Another member of the Jan. 6 panel, Rep. Zoe Lofgren (D-CA), alluded to the importance of having the DOJ actually act on Meadows—and follow up with Navarro and Scavino.

“This committee is doing its job. The Department of Justice must do theirs,” she said.

Scavino’s testimony is of particular interest to congressional investigators, who are wrapping up their historic and massive probe. Scavino shaped Trump’s social media at a time when his account was driving his followers into an intentionally misinformed, seething rage.

Rep. Adam Kinzinger (R-IL) said he and fellow committee members wanted to ask Scavino about how he monitored trends on social media, shaped public perception of the Big Lie, and whether he let the former president know that his rhetoric would likely make people act out violently.

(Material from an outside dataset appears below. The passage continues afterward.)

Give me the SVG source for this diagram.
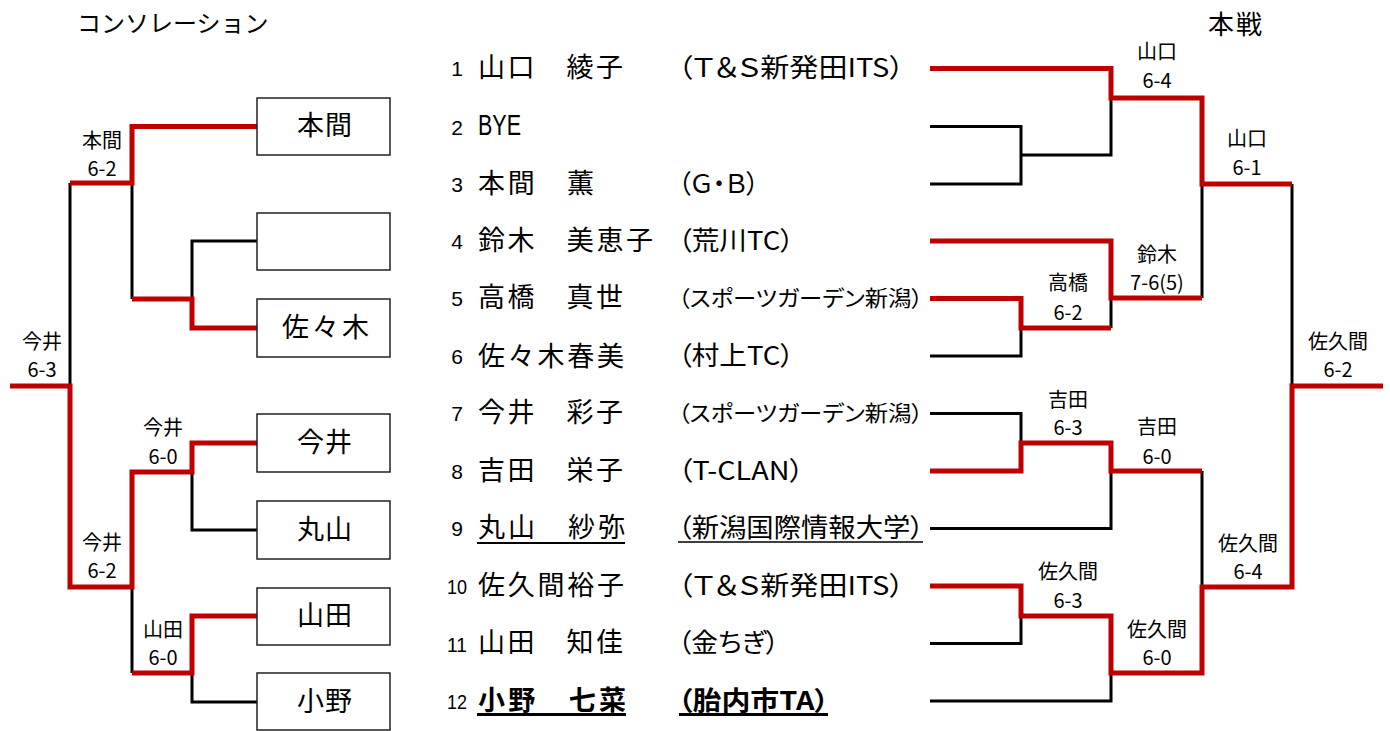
<svg xmlns="http://www.w3.org/2000/svg" width="1390" height="731" viewBox="0 0 1390 731">
<style>
text{font-family:"Noto Sans CJK JP","Liberation Sans",sans-serif;fill:#000}
.title{font-size:24px}
.lbl{font-size:20px;text-anchor:middle}
.num{font-family:"Liberation Sans","Noto Sans CJK JP",sans-serif;font-size:21px;text-anchor:middle}
.name{font-size:27px}
.team{font-size:26px;font-feature-settings:"palt"}
.team.sm{font-size:22px}
.bold{font-weight:bold}
.box rect{fill:#fff;stroke:#222;stroke-width:1.5}
.box text{font-size:27px}
.blk{fill:none;stroke:#000;stroke-width:3}
.red{fill:none;stroke:#C00000;stroke-width:5}
.ul{stroke:#000}
</style>

<text class="title" x="77" y="32">コンソレーション</text>
<text class="title" x="1208" y="34" style="font-size:26px;letter-spacing:2px">本戦</text>

<g id="connectors">
  <g class="blk">
    <path d="M930,126.5 H1021 V184 H930"/>
    <path d="M1021,155 H1111 V98"/>
    <path d="M1021,328 V356 H930"/>
    <path d="M1111,298 V328"/>
    <path d="M1202,184 V298"/>
    <path d="M1292,184 V386"/>
    <path d="M930,413.5 H1021 V443"/>
    <path d="M1111,471 V528.5 H930"/>
    <path d="M1202,471 V587"/>
    <path d="M930,643.5 H1021 V616"/>
    <path d="M930,701 H1111 V673"/>
    <path d="M70,183 V386"/>
    <path d="M132,183 V299"/>
    <path d="M257,241 H192 V299"/>
    <path d="M192,472 V530 H257"/>
    <path d="M132,587 V673"/>
    <path d="M192,673 V702 H257"/>
  </g>
  <g class="red">
    <path d="M930,68.5 H1111 V98 H1202 V184 H1292"/>
    <path d="M930,241 H1111 V298 H1202"/>
    <path d="M930,298.5 H1021 V328 H1111"/>
    <path d="M930,471 H1021 V443 H1111 V471 H1202"/>
    <path d="M930,586 H1021 V616 H1111 V673 H1202 V587 H1292 V386 H1383"/>
    <path d="M257,126.5 H132 V183 H70"/>
    <path d="M132,299 H192 V328 H257"/>
    <path d="M10,386 H70 V587 H132 V472 H192 V443 H257"/>
    <path d="M132,673 H192 V616 H257"/>
  </g>
</g>

<g id="main-labels">
  <g id="m-r1a"><text class="lbl" x="1157" y="59">山口</text><text class="lbl" x="1157" y="88">6-4</text></g>
  <g id="m-r2a"><text class="lbl" x="1247" y="146">山口</text><text class="lbl" x="1247" y="175">6-1</text></g>
  <g id="m-r1b"><text class="lbl" x="1157" y="262">鈴木</text><text class="lbl" x="1157" y="290">7-6(5)</text></g>
  <g id="m-r0a"><text class="lbl" x="1068" y="290">高橋</text><text class="lbl" x="1068" y="320">6-2</text></g>
  <g id="m-final"><text class="lbl" x="1338" y="349">佐久間</text><text class="lbl" x="1338" y="377">6-2</text></g>
  <g id="m-r0b"><text class="lbl" x="1068" y="407">吉田</text><text class="lbl" x="1068" y="435">6-3</text></g>
  <g id="m-r1c"><text class="lbl" x="1157" y="434">吉田</text><text class="lbl" x="1157" y="464">6-0</text></g>
  <g id="m-r2b"><text class="lbl" x="1248" y="551">佐久間</text><text class="lbl" x="1248" y="579">6-4</text></g>
  <g id="m-r0c"><text class="lbl" x="1068" y="579">佐久間</text><text class="lbl" x="1068" y="608">6-3</text></g>
  <g id="m-r1d"><text class="lbl" x="1157" y="637">佐久間</text><text class="lbl" x="1157" y="665">6-0</text></g>
</g>

<g id="cons-labels">
  <g id="c-a"><text class="lbl" x="102" y="148">本間</text><text class="lbl" x="102" y="176">6-2</text></g>
  <g id="c-final"><text class="lbl" x="42" y="349">今井</text><text class="lbl" x="42" y="377">6-3</text></g>
  <g id="c-b"><text class="lbl" x="163" y="435">今井</text><text class="lbl" x="163" y="464">6-0</text></g>
  <g id="c-c"><text class="lbl" x="102" y="550">今井</text><text class="lbl" x="102" y="578">6-2</text></g>
  <g id="c-d"><text class="lbl" x="163" y="637">山田</text><text class="lbl" x="163" y="665">6-0</text></g>
</g>

<g id="cons-boxes">
  <g id="box-honma" class="box"><rect x="257" y="98" width="133" height="57"/><text x="297" y="135" style="letter-spacing:1px">本間</text></g>
  <g id="box-empty" class="box"><rect x="257" y="213" width="133" height="57"/></g>
  <g id="box-sasaki" class="box"><rect x="257" y="299" width="133" height="58"/><text x="282" y="337" style="letter-spacing:3px">佐々木</text></g>
  <g id="box-imai" class="box"><rect x="257" y="414" width="133" height="58"/><text x="297" y="452" style="letter-spacing:1px">今井</text></g>
  <g id="box-maruyama" class="box"><rect x="257" y="501" width="133" height="58"/><text x="297" y="539" style="letter-spacing:1px">丸山</text></g>
  <g id="box-yamada" class="box"><rect x="257" y="588" width="133" height="57"/><text x="297" y="625" style="letter-spacing:1px">山田</text></g>
  <g id="box-ono" class="box"><rect x="257" y="673" width="133" height="57"/><text x="297" y="711" style="letter-spacing:1px">小野</text></g>
</g>

<g id="players">
  <g id="p1"><text class="num" x="457" y="76">1</text><text class="name" x="478" y="77" textLength="145">山口　綾子</text><text class="team" x="678" y="77" textLength="226" lengthAdjust="spacingAndGlyphs">（Ｔ＆Ｓ新発田ITS）</text></g>
  <g id="p2"><text class="num" x="457" y="135">2</text><text class="name" x="478" y="135" style="font-family:'Liberation Sans',sans-serif;font-size:29px" textLength="43" lengthAdjust="spacingAndGlyphs">BYE</text></g>
  <g id="p3"><text class="num" x="457" y="192">3</text><text class="name" x="478" y="193" textLength="116">本間　薫</text><text class="team" x="678" y="193" textLength="81" lengthAdjust="spacingAndGlyphs">（Ｇ・Ｂ）</text></g>
  <g id="p4"><text class="num" x="457" y="249">4</text><text class="name" x="478" y="250" textLength="175">鈴木　美恵子</text><text class="team" x="678" y="250" textLength="116" lengthAdjust="spacingAndGlyphs">（荒川TC）</text></g>
  <g id="p5"><text class="num" x="457" y="306">5</text><text class="name" x="478" y="307" textLength="145">高橋　真世</text><text class="team sm" x="678" y="306" textLength="245" lengthAdjust="spacingAndGlyphs">（スポーツガーデン新潟）</text></g>
  <g id="p6"><text class="num" x="457" y="364">6</text><text class="name" x="478" y="366" textLength="146">佐々木春美</text><text class="team" x="678" y="365" textLength="116" lengthAdjust="spacingAndGlyphs">（村上TC）</text></g>
  <g id="p7"><text class="num" x="457" y="421">7</text><text class="name" x="478" y="422" textLength="145">今井　彩子</text><text class="team sm" x="678" y="421" textLength="245" lengthAdjust="spacingAndGlyphs">（スポーツガーデン新潟）</text></g>
  <g id="p8"><text class="num" x="457" y="479">8</text><text class="name" x="478" y="480" textLength="145">吉田　栄子</text><text class="team" x="678" y="480" textLength="126" lengthAdjust="spacingAndGlyphs">（T-CLAN）</text></g>
  <g id="p9"><text class="num" x="457" y="536">9</text><text class="name" x="478" y="537" textLength="147">丸山　紗弥</text><text class="team" x="678" y="537" textLength="246" lengthAdjust="spacingAndGlyphs">（新潟国際情報大学）</text>
    <line class="ul" x1="477" y1="543" x2="625" y2="543" stroke-width="2"/><line class="ul" x1="678" y1="542" x2="923" y2="542" stroke-width="1.5"/></g>
  <g id="p10"><text class="num" x="457" y="594" textLength="20" lengthAdjust="spacingAndGlyphs">10</text><text class="name" x="478" y="595" textLength="146">佐久間裕子</text><text class="team" x="678" y="595" textLength="226" lengthAdjust="spacingAndGlyphs">（Ｔ＆Ｓ新発田ITS）</text></g>
  <g id="p11"><text class="num" x="457" y="652" textLength="20" lengthAdjust="spacingAndGlyphs">11</text><text class="name" x="478" y="652" textLength="145">山田　知佳</text><text class="team" x="678" y="652" textLength="101" lengthAdjust="spacingAndGlyphs">（金ちぎ）</text></g>
  <g id="p12"><text class="num" x="457" y="709" textLength="20" lengthAdjust="spacingAndGlyphs">12</text><text class="name bold" x="478" y="710" textLength="148">小野　七菜</text><text class="team bold" x="678" y="710" textLength="151" lengthAdjust="spacingAndGlyphs">（胎内市TA）</text>
    <line class="ul" x1="477" y1="714.5" x2="626" y2="714.5" stroke-width="3"/><line class="ul" x1="679" y1="714.5" x2="828" y2="714.5" stroke-width="3"/></g>
</g>
</svg>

He said investigators are also curious about how QAnon accounts would so quickly amplify Trump’s rhetoric and fake accusations about election fraud.

The panel also revealed how Meadows’ text messages appear to show that Navarro held a secret Jan. 2 phone call with Trump and legislators four days before the riot to discuss Operation Green Bay Sweep. That plan, as Navarro himself described it, was to convince enough Republicans to delay certifying electoral college votes—and get then-Vice President Mike Pence to hit pause on the entire ordeal for 10 days.

The text message unveiled on Monday described the plan the same way—and exposed that Trump himself was on the call.

If the DOJ picks up the case, Navarro and Scavino could face criminal charges. They could have avoided the mess, of course, if they’d just done what other Trump lackeys have done: show up and say nothing by simply pleading the Fifth Amendment.

That was the tactic preferred by Jeffrey Clark, the high-ranking MAGA loyalist at the Justice Department, as well as legal adviser John Eastman, one-time national security adviser Michael Flynn, and life-long GOP operative Roger Stone.

The committee members also took turns criticizing the pair for claiming that they were somehow barred from showing up by merely claiming that the information they have is shielded by “executive privilege,” a legal concept that says a current president’s staff is protected by the power of the executive office.

The idea that Trump’s lieutenants can claim this protection after their boss left office is a bogus legal theory that was killed by a U.S. district court and shot down yet again by three-judge federal appellate panel (that included now-Supreme Court nominee Ketanji Brown Jackson). And it was completely rejected by the Supreme Court.